Scientists came up with a new genetic method to revert blindness.
First evolved in animals 550 million years ago, the ability to see is essential to life. It helps animals navigate the world around them. Researchers at the University of California, Berkeley (UC Berkeley), may have found a way to reverse blindness caused by retinal degeneration and give people back the ability to fully experience the world.
Retinal degeneration is a set of diseases that cause progressive, continuous loss of vision, until the person goes completely blind. The most common types of retinal degeneration are age-related macular degeneration (AMD) and retinitis pigmentosa (RP). In the U.S., RP afflicts one in 3,000 individuals, totaling about 50,000 to 100,000 people. AMD affects 170 million people worldwide, affecting one in 10 people over 55 years old.

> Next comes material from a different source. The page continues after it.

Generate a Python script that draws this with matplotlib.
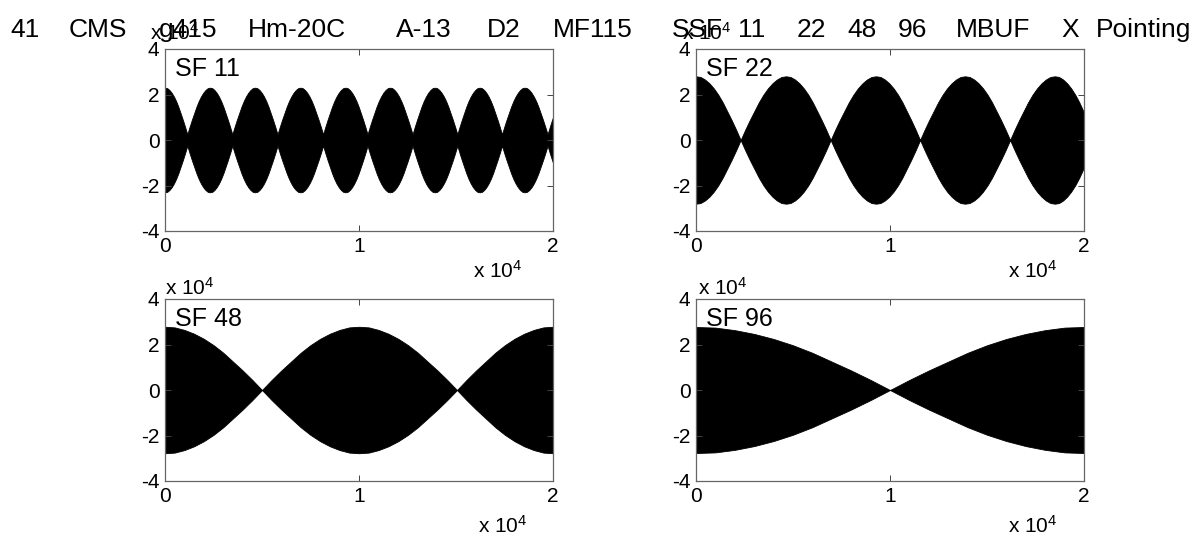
import numpy as np
import matplotlib.pyplot as plt

plt.rcParams['font.family'] = ['Liberation Sans', 'DejaVu Sans']
plt.rcParams['mathtext.fontset'] = 'custom'
plt.rcParams['mathtext.rm'] = 'Liberation Sans'
plt.rcParams['mathtext.it'] = 'Liberation Sans'

W, H = 1198, 536

# title words and where each one sits across the top (pixel centre, last one left edge)
title_words = ['41', 'CMS', 'g415', 'Hm-20C', 'A-13', 'D2', 'MF115', 'SSF',
               '11', '22', '48', '96', 'MBUF', 'X', 'Pointing']
title_x = [25, 98, 188, 297, 424, 504, 593, 697, 752, 811, 862, 912, 993, 1070, 1096]
sf_labels = ['SF 11', 'SF 22', 'SF 48', 'SF 96']

# envelope height from a peak (0) to a node (1)
lobe_frac = [0.0, 0.1, 0.2, 0.3, 0.4, 0.5, 0.6, 0.7, 0.8, 0.9, 1.0]
lobe_shape = [1.0, 0.99, 0.95, 0.89, 0.81, 0.71, 0.59, 0.45, 0.31, 0.16, 0.0]

# peak / node sample positions and amplitudes
peaks = [
    [0, 2320, 4640, 6980, 9300, 11600, 13910, 16220, 18540, 20880],
    [0, 4640, 9280, 13870, 18500],
    [0, 10000, 20000],
    [0, 20000],
]
nodes = [
    [1150, 3470, 5800, 8150, 10440, 12760, 15070, 17370, 19720],
    [2300, 6940, 11550, 16190, 20600],
    [5000, 15050],
    [10000],
]
amp = [2.3e4, 2.8e4, 2.78e4, 2.77e4]
neck = [2500, 0, 0, 0]

yticks = [-4e4, -2e4, 0, 2e4, 4e4]
ytick_labels = ['-4', '-2', '0', '2', '4']
xticks = [0, 1e4, 2e4]
xtick_labels = ['0', '1', '2']


def envelope(pk, nd, a, nk):
    knots = sorted([(x, 'p') for x in pk] + [(x, 'n') for x in nd])
    xs, ys = [], []
    shape = np.array(lobe_shape)
    frac = np.array(lobe_frac)
    for (x0, k0), (x1, k1) in zip(knots[:-1], knots[1:]):
        seg_x = x0 + (x1 - x0) * frac
        seg_y = shape if k0 == 'p' else shape[::-1]
        xs.extend(seg_x)
        ys.extend(nk + (a - nk) * seg_y)
    return np.array(xs), np.array(ys)


fig = plt.figure(figsize=(W / 100, H / 100), dpi=100)

# axes boxes in pixels: left, top, right, bottom
boxes = [(165, 49, 553, 231), (696, 49, 1084, 231),
         (165, 299, 553, 481), (696, 299, 1084, 481)]
fs = 15

for i, (l, t, r, b) in enumerate(boxes):
    ax = fig.add_axes([l / W, 1 - b / H, (r - l) / W, (b - t) / H])
    x, e = envelope(peaks[i], nodes[i], amp[i], neck[i])
    ax.fill_between(x, -e, e, color='black', lw=0.6, edgecolor='black')
    ax.set_xlim(0, 2e4)
    ax.set_ylim(-4e4, 4e4)
    ax.set_xticks(xticks)
    ax.set_xticklabels(xtick_labels)
    ax.set_yticks(yticks)
    ax.set_yticklabels(ytick_labels)
    ax.tick_params(direction='in', length=4, width=0.7, labelsize=fs,
                   top=True, right=True, color='#444444', pad=4)
    for s in ax.spines.values():
        s.set_color('#666666')
        s.set_linewidth(0.9)
    ax.text(0.026, 0.955, sf_labels[i], transform=ax.transAxes,
            fontsize=18, ha='left', va='top')

for k, (w, xp) in enumerate(zip(title_words, title_x)):
    ha = 'left' if k == len(title_words) - 1 else 'center'
    fig.text(xp / W, 1 - 37 / H, w, fontsize=19, ha=ha, va='baseline')

exp_label = r'x 10$^{4}$'
# y-axis multipliers (top left of each panel)
for (xp, yp) in [(150, 40), (682, 40), (165, 295), (698, 295)]:
    fig.text(xp / W, 1 - yp / H, exp_label, fontsize=fs, ha='left', va='baseline')
# x-axis multipliers (below right of each panel)
for (xp, yp) in [(473, 278), (1008, 278), (478, 533), (1008, 533)]:
    fig.text(xp / W, 1 - yp / H, exp_label, fontsize=fs, ha='left', va='baseline')

fig.savefig('out.png', dpi=100)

In a fully functioning eye, light enters through the cornea, the thin film over the eye, then is filtered into the pupil and through another lens called the crystalline lens. The light then travels to the back of the eye where it hits the retina. The retina is made up of three main types of neurons: photoreceptors, bipolar cells and ganglion cells. Light receptors on the photoreceptor cells, commonly known as rods and cones, recognize light and, through a cascade of signaling through proteins and other molecules, turn the light signal into an electrical signal. This electrical signal then travels through the bipolar cell and to the ganglion cells, which carry the signal to the brain where it is interpreted into a picture.
When the photoreceptors are lost because of retinal degeneration, the whole pathway is broken and the individual can no longer interpret light; they are blind.
A simple answer to retinal degeneration is to find another way to transmit light signals into electrical signals, since the photoreceptor cells are no longer there to do that.
The only current treatment is an artificial retina which does just that — a camera, attached to glasses that the individual wears, transmit signals to a patch on the eye which then transmits electrical impulses to the remaining cells. Those signals are interpreted by the brain as light. Although this technology gives patients back some sight, it is nowhere near as good as normal sight, and the glasses are large and awkward.
Researchers at Berkeley thought there might be another way: transform the existing ganglion cells into ones that can convert light into an electrical signal.
The researchers started by loading a deactivated adeno-associated virus (AAV) with a gene for green opsin, the specific protein in a photoreceptor cell that normally allows for green and yellow vision. The virus with the green opsin was then injected into the eyes of blind mice so that the virus would transmit the green opsin into the ganglion cells. After receiving the green opsin gene, the ganglion cells would presumably begin to produce green opsin and be able to interpret light signals.
It seemed to work. About 90 percent of the ganglion cells became light sensitive. Mice that received green opsin could reliably detect motion and brightness.
Ehud Isacoff, a UC Berkeley professor of Molecular and Cell Biology and director of the Helen Wills Neuroscience Institute, mused at how simple the solution seemed to be.
“That this system works is really, really satisfying, in part because it’s also very simple,” Isacoff said in a press release. “Ironically, you could have done this 20 years ago.”
The mice’s vision returned to the point that, if they were humans, they would be able to read and could use an iPad. Isacoff found this result to be particularly striking.
“This powerfully brought the message home,” Isacoff said. “After all, how wonderful it would be for blind people to regain the ability to read a standard computer monitor, communicate by video, watch a movie.”
The researchers are now developing this technique for humans. They would have to inject thousands of times more AAVs because humans have more ganglion cells than mice, but they are hopeful that clinical trials could begin in three years.
Isacoff is excited for the future of this treatment.
“With neurodegenerative diseases of the retina, often all people try to do is halt or slow further degeneration. But something that restores an image in a few months — it is an amazing thing to think about.”